[What to do]
Only lines with the word "this" are needed; collect each of them from the listing below.

Some records:
____
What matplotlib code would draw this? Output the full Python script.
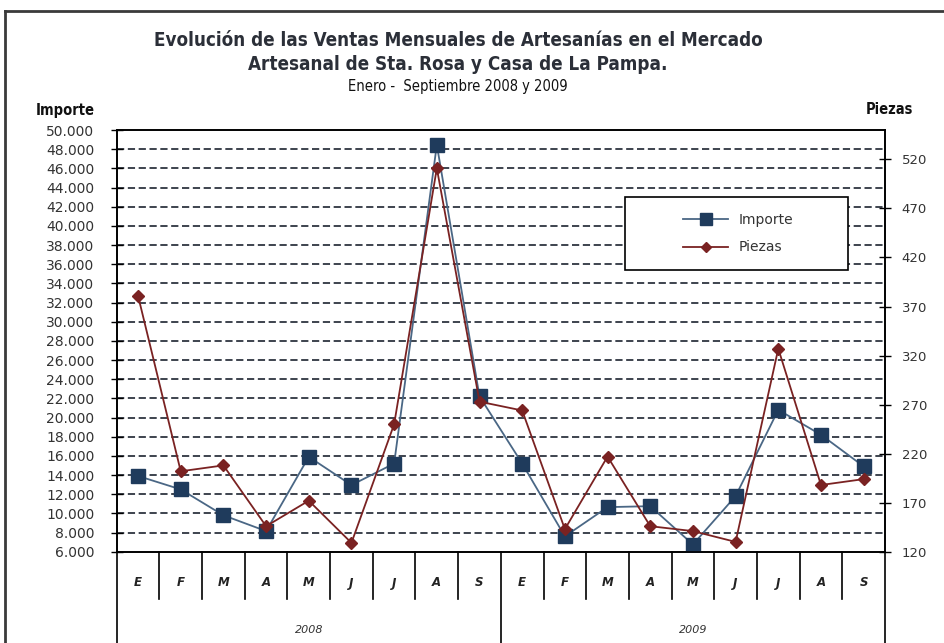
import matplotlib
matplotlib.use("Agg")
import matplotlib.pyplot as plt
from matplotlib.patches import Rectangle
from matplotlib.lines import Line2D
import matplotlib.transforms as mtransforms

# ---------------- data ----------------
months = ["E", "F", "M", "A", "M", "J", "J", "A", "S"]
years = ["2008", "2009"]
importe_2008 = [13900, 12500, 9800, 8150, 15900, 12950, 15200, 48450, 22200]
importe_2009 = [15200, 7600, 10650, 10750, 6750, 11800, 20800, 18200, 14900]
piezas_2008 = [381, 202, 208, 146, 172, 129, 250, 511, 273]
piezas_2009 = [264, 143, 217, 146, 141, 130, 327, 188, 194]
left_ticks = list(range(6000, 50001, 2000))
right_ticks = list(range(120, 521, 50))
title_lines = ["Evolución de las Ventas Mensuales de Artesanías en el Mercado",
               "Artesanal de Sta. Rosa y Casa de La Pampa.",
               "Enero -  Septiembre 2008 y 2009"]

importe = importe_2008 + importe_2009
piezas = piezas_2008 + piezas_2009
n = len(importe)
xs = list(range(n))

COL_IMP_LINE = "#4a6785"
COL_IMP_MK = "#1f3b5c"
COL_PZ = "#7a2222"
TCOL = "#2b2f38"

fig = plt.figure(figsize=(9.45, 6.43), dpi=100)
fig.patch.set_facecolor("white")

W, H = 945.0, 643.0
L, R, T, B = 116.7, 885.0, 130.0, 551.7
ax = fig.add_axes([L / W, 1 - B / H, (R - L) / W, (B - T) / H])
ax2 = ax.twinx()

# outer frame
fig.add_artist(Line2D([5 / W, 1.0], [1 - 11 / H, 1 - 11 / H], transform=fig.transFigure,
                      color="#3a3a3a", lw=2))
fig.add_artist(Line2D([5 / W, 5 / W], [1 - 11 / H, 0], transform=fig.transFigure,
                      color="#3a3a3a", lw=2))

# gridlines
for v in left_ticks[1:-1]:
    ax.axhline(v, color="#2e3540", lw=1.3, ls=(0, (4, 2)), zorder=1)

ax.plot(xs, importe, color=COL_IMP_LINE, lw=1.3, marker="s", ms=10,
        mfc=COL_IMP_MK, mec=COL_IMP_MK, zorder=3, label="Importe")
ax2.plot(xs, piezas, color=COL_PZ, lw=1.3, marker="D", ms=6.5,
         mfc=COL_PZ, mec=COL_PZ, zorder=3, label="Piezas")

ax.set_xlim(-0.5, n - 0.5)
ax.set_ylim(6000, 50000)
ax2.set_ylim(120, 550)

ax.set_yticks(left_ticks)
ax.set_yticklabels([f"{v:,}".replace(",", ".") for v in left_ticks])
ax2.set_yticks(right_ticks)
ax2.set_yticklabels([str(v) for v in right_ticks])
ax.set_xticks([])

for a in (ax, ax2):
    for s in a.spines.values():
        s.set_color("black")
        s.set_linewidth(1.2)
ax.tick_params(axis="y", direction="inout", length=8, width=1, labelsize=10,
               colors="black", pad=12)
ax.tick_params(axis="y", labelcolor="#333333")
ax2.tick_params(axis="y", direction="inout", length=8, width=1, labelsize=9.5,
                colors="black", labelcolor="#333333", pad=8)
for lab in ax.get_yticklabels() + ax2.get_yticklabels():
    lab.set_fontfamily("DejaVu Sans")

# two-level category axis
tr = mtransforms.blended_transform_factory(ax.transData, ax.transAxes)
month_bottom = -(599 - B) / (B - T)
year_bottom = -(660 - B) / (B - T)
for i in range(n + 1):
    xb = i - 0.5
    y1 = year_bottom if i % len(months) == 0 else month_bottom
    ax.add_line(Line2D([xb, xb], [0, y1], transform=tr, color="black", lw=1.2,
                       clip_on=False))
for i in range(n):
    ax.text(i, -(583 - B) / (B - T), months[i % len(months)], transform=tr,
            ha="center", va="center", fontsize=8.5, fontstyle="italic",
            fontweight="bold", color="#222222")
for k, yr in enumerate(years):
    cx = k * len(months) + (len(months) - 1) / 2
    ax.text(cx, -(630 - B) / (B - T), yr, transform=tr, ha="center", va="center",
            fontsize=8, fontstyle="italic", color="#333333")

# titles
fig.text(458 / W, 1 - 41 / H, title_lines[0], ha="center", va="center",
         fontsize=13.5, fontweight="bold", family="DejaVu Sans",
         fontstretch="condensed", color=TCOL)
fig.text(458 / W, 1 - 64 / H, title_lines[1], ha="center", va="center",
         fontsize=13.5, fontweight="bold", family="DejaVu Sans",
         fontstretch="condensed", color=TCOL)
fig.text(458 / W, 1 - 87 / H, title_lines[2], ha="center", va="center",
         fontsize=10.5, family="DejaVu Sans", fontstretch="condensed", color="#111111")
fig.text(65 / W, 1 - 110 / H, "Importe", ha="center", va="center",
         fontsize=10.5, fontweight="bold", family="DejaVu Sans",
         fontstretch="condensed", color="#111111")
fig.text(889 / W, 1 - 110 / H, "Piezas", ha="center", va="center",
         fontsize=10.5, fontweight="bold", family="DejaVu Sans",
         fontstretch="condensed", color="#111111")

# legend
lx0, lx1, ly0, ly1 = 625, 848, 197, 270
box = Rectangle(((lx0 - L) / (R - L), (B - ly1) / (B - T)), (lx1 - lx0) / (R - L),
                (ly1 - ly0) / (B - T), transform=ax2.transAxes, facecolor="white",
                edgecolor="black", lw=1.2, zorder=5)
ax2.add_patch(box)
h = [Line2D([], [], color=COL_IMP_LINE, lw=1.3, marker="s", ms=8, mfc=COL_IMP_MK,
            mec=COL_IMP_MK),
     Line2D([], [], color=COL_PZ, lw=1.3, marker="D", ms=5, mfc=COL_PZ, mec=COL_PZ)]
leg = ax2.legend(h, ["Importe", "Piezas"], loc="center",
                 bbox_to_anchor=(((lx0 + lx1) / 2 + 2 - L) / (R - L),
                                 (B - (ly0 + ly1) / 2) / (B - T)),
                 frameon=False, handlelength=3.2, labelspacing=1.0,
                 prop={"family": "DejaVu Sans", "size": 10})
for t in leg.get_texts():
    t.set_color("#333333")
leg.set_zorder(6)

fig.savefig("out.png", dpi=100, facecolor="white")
____
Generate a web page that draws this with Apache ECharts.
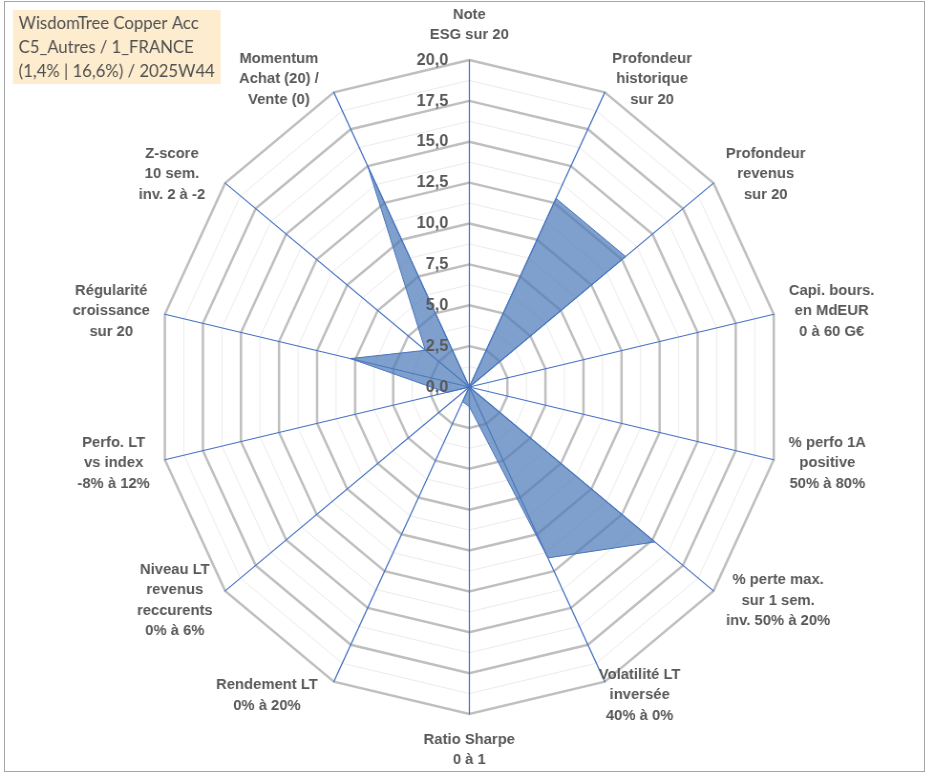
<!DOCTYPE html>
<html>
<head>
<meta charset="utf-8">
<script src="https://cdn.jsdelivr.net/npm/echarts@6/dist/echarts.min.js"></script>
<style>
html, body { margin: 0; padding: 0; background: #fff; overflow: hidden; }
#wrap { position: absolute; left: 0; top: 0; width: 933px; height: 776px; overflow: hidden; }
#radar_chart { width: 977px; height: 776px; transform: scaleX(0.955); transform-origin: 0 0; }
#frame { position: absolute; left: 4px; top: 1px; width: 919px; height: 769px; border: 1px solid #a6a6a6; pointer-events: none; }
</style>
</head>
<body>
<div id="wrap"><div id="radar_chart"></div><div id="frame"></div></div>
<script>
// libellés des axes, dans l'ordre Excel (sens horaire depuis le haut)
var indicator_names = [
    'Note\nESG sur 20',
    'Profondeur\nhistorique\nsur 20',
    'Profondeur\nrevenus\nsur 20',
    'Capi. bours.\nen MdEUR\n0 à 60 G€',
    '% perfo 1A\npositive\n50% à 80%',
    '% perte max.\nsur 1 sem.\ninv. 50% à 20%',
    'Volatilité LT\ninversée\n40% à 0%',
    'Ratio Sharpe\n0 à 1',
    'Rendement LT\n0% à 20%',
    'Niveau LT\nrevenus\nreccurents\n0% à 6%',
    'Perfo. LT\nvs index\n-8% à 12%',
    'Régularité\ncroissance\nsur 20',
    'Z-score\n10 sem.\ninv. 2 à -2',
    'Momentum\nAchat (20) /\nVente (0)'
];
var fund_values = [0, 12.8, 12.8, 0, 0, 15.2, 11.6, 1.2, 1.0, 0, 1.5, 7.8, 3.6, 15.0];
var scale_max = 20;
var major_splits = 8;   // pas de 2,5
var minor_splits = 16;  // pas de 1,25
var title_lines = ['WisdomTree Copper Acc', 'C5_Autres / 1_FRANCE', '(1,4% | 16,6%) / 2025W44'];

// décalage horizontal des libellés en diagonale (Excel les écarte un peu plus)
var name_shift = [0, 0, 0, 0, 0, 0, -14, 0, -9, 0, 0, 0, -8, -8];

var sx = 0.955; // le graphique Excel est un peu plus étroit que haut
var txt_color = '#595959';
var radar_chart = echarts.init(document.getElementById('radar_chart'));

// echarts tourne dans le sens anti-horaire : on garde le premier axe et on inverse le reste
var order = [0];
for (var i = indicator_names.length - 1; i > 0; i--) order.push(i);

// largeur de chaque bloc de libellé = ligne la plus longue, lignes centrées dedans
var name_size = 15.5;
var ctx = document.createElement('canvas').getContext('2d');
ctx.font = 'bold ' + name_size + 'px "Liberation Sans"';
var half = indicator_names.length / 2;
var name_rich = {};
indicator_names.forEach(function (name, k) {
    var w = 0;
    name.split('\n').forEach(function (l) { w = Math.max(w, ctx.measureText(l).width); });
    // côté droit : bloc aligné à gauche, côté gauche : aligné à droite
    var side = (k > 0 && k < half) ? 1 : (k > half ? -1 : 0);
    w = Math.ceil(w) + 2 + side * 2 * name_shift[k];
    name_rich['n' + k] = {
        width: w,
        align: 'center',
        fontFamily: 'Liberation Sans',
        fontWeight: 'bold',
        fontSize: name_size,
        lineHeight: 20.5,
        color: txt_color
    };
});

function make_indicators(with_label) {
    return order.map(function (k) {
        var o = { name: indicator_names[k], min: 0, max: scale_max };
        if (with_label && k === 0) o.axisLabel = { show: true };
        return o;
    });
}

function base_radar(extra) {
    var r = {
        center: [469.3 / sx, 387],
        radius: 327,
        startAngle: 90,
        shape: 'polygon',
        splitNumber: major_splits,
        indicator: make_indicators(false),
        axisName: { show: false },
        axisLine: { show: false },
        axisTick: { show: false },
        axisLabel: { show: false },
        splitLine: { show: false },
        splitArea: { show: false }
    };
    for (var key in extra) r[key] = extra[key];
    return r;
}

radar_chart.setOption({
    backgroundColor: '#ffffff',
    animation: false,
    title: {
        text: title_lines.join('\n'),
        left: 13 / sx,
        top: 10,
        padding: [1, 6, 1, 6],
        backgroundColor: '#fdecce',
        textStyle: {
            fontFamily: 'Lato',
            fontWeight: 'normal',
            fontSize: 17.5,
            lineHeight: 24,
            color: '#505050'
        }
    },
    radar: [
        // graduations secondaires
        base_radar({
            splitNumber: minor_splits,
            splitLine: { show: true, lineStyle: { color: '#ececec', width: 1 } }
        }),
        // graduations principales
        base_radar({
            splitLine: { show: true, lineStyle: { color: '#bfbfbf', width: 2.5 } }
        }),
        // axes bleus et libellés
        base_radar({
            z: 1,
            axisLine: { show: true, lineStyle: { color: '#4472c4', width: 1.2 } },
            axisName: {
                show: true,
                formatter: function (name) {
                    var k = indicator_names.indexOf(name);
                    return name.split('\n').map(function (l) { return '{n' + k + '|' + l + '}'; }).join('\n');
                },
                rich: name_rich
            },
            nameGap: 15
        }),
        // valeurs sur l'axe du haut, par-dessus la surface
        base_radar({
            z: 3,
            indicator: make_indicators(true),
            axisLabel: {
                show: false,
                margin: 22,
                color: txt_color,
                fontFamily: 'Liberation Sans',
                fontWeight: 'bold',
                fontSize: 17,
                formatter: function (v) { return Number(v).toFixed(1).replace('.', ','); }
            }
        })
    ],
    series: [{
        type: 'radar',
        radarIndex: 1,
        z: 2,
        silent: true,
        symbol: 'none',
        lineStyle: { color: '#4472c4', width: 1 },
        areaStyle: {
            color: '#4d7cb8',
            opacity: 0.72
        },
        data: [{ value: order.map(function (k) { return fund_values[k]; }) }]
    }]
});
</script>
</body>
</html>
____
[Correct output]
What matplotlib code would draw this? Output the full Python script.
Generate a web page that draws this with Apache ECharts.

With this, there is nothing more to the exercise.